Why would Gab not open up a public repository like a normal development project? The contributors don't have to use their real usernames and can remain anonymous. With Gab's limited resources, it's mindblowing to me that they wouldn't let coding Gabbers jump in and help move the project forward.
Again, incompetent leadership.
OK, just one more line of BS that Torba can deliver for those who don't know better involved Gab's analytics system. They correctly don't use the product built by the demons in Silicon Valley. Torba said they built their own analytics system.
I about pulled my remaining hair out when I heard that.
That in itself is fine, but why? Why did they just not self-host an open-source product, like Matomo? That's what we do on this site. I even wrote an article about it.
What I couldn't believe is they'd use extremely valuable and precious development resources to build their own platform. That's yet another example of incompetent leadership. "But but DC, then they'd have a Matomo twacker in their ad bwockers wike you do!"
No. They can pipe their weblogs into Matomo. This is not hard.
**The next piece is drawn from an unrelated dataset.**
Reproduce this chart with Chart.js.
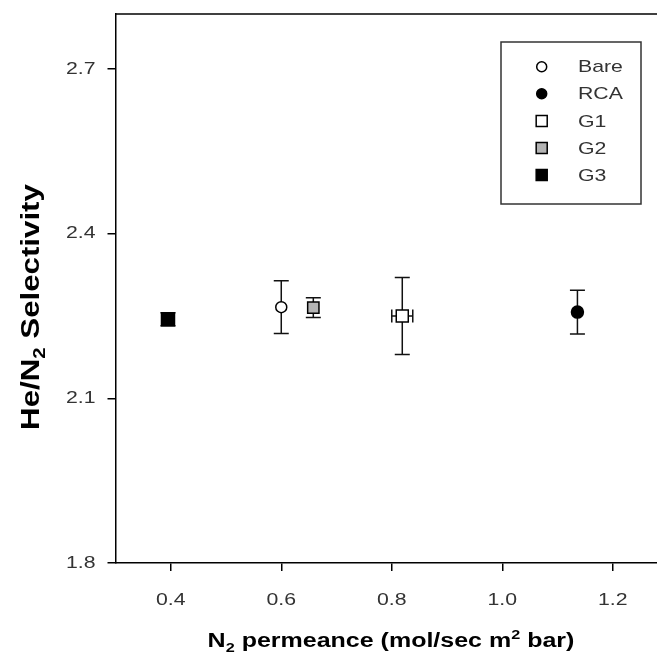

Torba's insinuation that Google and Facebook were the only free alternatives is not true. Why not spend less development time building custom modules or plugins for their Matomo instance, or whatever open-source solution they could have used, instead of building an analytics platform?
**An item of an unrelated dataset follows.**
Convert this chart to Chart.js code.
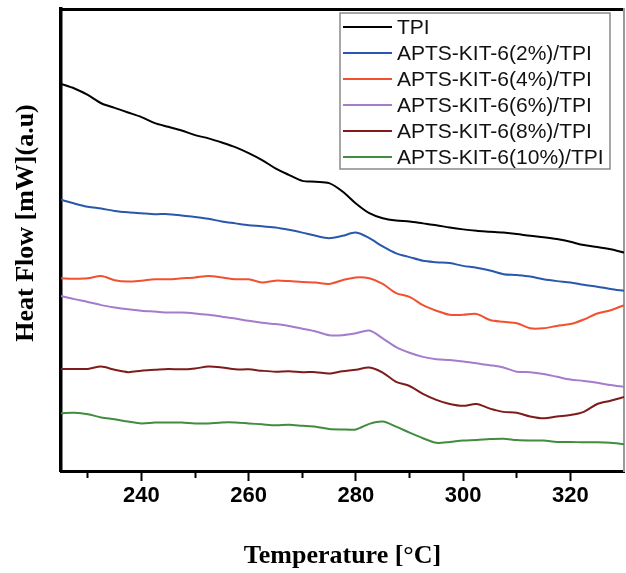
<!DOCTYPE html>
<html>
<head>
<meta charset="utf-8">
<title>DSC - TPI / APTS-KIT-6</title>
<script src="https://cdn.jsdelivr.net/npm/chart.js@4.4.1/dist/chart.umd.min.js"></script>
<style>
  html, body { margin: 0; padding: 0; background: #fff; }
  canvas { display: block; }
</style>
</head>
<body>
<canvas id="chart-dsc" width="626" height="573"></canvas>
<script>
// DSC curves (heat flow, arbitrary units, offset per sample) vs temperature

const temperaturas = [
  225, 227.5, 230, 232.5, 235, 237.5, 240, 242.5, 245, 247.5,
  250, 252.5, 255, 257.5, 260, 262.5, 265, 267.5, 270, 272.5,
  275, 277.5, 280, 282.5, 285, 287.5, 290, 292.5, 295, 297.5,
  300, 302.5, 305, 307.5, 310, 312.5, 315, 317.5, 320, 322.5,
  325, 327.5, 330
];

const fluxoTPI = [
  83.8, 82.8, 81.4, 79.6, 78.6, 77.6, 76.6, 75.3, 74.5, 73.7,
  72.7, 72.0, 71.1, 70.1, 68.8, 67.3, 65.5, 64.1, 62.8, 62.6,
  62.3, 60.5, 57.9, 55.8, 54.7, 54.2, 54.0, 53.6, 53.2, 52.7,
  52.3, 52.0, 51.8, 51.6, 51.3, 50.9, 50.6, 50.2, 49.6, 48.9,
  48.5, 48.0, 47.3
];

const fluxo2 = [
  58.7, 57.9, 57.2, 56.8, 56.3, 56.0, 55.8, 55.6, 55.6, 55.3,
  55.0, 54.6, 54.0, 53.6, 53.2, 53.0, 52.7, 52.2, 51.6, 50.9,
  50.4, 50.9, 51.6, 50.4, 48.6, 47.1, 46.3, 45.5, 45.2, 45.0,
  44.4, 44.0, 43.4, 42.6, 42.4, 42.1, 41.5, 41.1, 40.8, 40.3,
  39.9, 39.4, 39.0
];

const fluxo4 = [
  41.7, 41.6, 41.7, 42.2, 41.3, 41.0, 41.2, 41.5, 41.5, 41.7,
  41.9, 42.2, 41.9, 41.5, 41.5, 40.8, 41.2, 41.1, 40.9, 40.8,
  40.5, 41.3, 41.9, 41.7, 40.5, 38.5, 37.7, 35.9, 34.7, 33.8,
  33.8, 34.0, 32.7, 32.3, 32.0, 30.9, 30.9, 31.4, 31.8, 32.8,
  34.1, 34.8, 35.9
];

const fluxo6 = [
  37.9, 37.2, 36.6, 35.9, 35.4, 35.0, 34.7, 34.5, 34.3, 34.3,
  34.1, 33.8, 33.4, 33.0, 32.5, 32.1, 31.8, 31.4, 30.8, 30.2,
  29.4, 29.4, 29.8, 30.4, 28.7, 26.8, 25.6, 24.7, 24.2, 24.0,
  23.7, 23.3, 22.9, 22.4, 21.5, 21.4, 21.0, 20.4, 19.8, 19.5,
  19.1, 18.6, 18.2
];

const fluxo8 = [
  22.1, 22.1, 22.1, 22.6, 21.9, 21.4, 21.7, 21.9, 22.1, 22.0,
  22.2, 22.6, 22.4, 22.0, 22.0, 21.7, 21.5, 21.6, 21.4, 21.4,
  21.1, 21.6, 21.9, 22.4, 21.3, 19.3, 18.4, 16.7, 15.4, 14.5,
  14.1, 14.5, 13.5, 12.8, 12.6, 11.8, 11.4, 11.8, 12.1, 12.8,
  14.5, 15.2, 16.0
];

const fluxo10 = [
  12.5, 12.6, 12.3, 11.6, 11.2, 10.7, 10.3, 10.5, 10.5, 10.5,
  10.3, 10.3, 10.5, 10.5, 10.3, 10.1, 9.9, 10.0, 9.8, 9.6,
  9.1, 9.0, 9.0, 10.2, 10.7, 9.6, 8.3, 7.1, 6.1, 6.3,
  6.6, 6.7, 6.9, 7.0, 6.7, 6.6, 6.6, 6.3, 6.3, 6.2,
  6.2, 6.1, 5.8
];

const nomes = [
  "TPI",
  "APTS-KIT-6(2%)/TPI",
  "APTS-KIT-6(4%)/TPI",
  "APTS-KIT-6(6%)/TPI",
  "APTS-KIT-6(8%)/TPI",
  "APTS-KIT-6(10%)/TPI"
];
const series = [fluxoTPI, fluxo2, fluxo4, fluxo6, fluxo8, fluxo10];
const cores = ["#000000", "#2857ad", "#f2502e", "#a47ccb", "#7d1c1a", "#418c3e"];

const tituloX = "Temperature [°C]";
const tituloY = "Heat Flow [mW](a.u)";

function montarDatasets() {
  return series.map((valores, i) => ({
    label: nomes[i],
    data: temperaturas.map((t, k) => ({ x: t, y: valores[k] })),
    borderColor: cores[i],
    backgroundColor: cores[i],
    borderWidth: 2,
    pointRadius: 0,
    tension: 0.3,
    fill: false,
    xAxisID: "x",
    yAxisID: "y"
  }));
}

// legend box in the upper right of the plot, one line sample per series
const legendaCaixa = {
  id: "legendaCaixa",
  afterDraw(chart) {
    const ctx = chart.ctx;
    const area = chart.chartArea;
    const esq = area.left + 279;
    const topo = area.top + 4;
    const larg = 270;
    const alt = 156;
    const passo = 26;

    ctx.save();
    ctx.fillStyle = "#fff";
    ctx.fillRect(esq, topo, larg, alt);
    ctx.strokeStyle = "#8a8a8a";
    ctx.lineWidth = 1.5;
    ctx.strokeRect(esq, topo, larg, alt);

    ctx.font = '21px "Liberation Sans", Arial, sans-serif';
    ctx.textBaseline = "middle";
    ctx.textAlign = "left";
    chart.data.datasets.forEach((ds, i) => {
      const y = topo + 14 + i * passo;
      ctx.strokeStyle = ds.borderColor;
      ctx.lineWidth = 2;
      ctx.beginPath();
      ctx.moveTo(esq + 3, y);
      ctx.lineTo(esq + 52, y);
      ctx.stroke();
      ctx.fillStyle = "#111";
      ctx.fillText(ds.label, esq + 57, y + 1);
    });
    ctx.restore();
  }
};

// rotated y title, sits slightly above the middle of the axis
const tituloEixoY = {
  id: "tituloEixoY",
  afterDraw(chart) {
    const ctx = chart.ctx;
    const area = chart.chartArea;
    ctx.save();
    ctx.translate(26, (area.top + area.bottom) / 2 - 17);
    ctx.rotate(-Math.PI / 2);
    ctx.font = 'bold 26px "Liberation Serif", "Times New Roman", serif';
    ctx.fillStyle = "#000";
    ctx.textAlign = "center";
    ctx.textBaseline = "middle";
    ctx.fillText(tituloY, 0, 0);
    ctx.restore();
  }
};

function gerarGraficoDSC() {
  const ctx = document.getElementById("chart-dsc").getContext("2d");
  Chart.defaults.color = "#000";

  new Chart(ctx, {
    type: "line",
    data: { datasets: montarDatasets() },
    options: {
      responsive: false,
      devicePixelRatio: 1,
      animation: false,
      layout: { padding: { top: 9, right: 0, bottom: 0, left: 0 } },
      plugins: {
        legend: { display: false },
        tooltip: { enabled: false }
      },
      scales: {
        x: {
          type: "linear",
          position: "bottom",
          min: 225,
          max: 330,
          afterFit: (scale) => { scale.height = 102; },
          ticks: {
            stepSize: 10,
            includeBounds: false,
            autoSkip: false,
            maxRotation: 0,
            padding: 2,
            font: { family: '"Liberation Sans", Arial, sans-serif', size: 22, weight: "bold" },
            color: "#000",
            callback: (v) => (v % 20 === 0 ? v : "")
          },
          grid: {
            drawOnChartArea: false,
            drawTicks: true,
            tickLength: 10,
            tickWidth: 2,
            tickColor: (c) => (c.tick && c.tick.value >= 330 ? "rgba(0,0,0,0)" : "#000"),
            // minor ticks (every 10) are half as long as the labelled ones
            tickBorderDash: (c) => (c.tick && c.tick.value % 20 !== 0 ? [5, 30] : [])
          },
          border: { display: true, color: "#000", width: 3 },
          title: {
            display: true,
            text: tituloX,
            color: "#000",
            font: { family: '"Liberation Serif", "Times New Roman", serif', size: 26, weight: "bold", lineHeight: 1 },
            padding: { top: 0, bottom: 4 }
          }
        },
        xTop: {
          type: "linear",
          position: "top",
          min: 225,
          max: 330,
          afterFit: (scale) => { scale.height = 0; },
          ticks: { display: false },
          grid: { display: false },
          border: { display: true, color: "#000", width: 3 }
        },
        y: {
          type: "linear",
          position: "left",
          min: 0,
          max: 100,
          afterFit: (scale) => { scale.width = 61; },
          ticks: { display: false },
          grid: { display: false },
          border: { display: true, color: "#000", width: 3.5 }
        },
        yRight: {
          type: "linear",
          position: "right",
          min: 0,
          max: 100,
          afterFit: (scale) => { scale.width = 0; },
          ticks: { display: false },
          grid: { display: false },
          border: { display: true, color: "#9a9a9a", width: 2 }
        }
      }
    },
    plugins: [legendaCaixa, tituloEixoY]
  });
}

window.addEventListener("load", gerarGraficoDSC);
</script>
</body>
</html>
Those of you who've never run such projects won't understand, but these are indicators of a rudderless project with incompetent leadership. Pros are not running this thing (even they do have a few talented developers, like Colbert).
Back to Miller, between he and Torba, I do trust Torba more, but that's because Miller is such a clown. Torba needs to spend more time improving Gab's crappy UI (I mean, the notifications page alone... come on) and developing a post-embedding solution. That would improve Gab and actually make it a good place to post instead of it's the only place that won't ban you.
GETTR can improve if Jason Miller resigns. Miller showed his sales skills, but unfortunately for GETTR, he was selling listeners on Gab.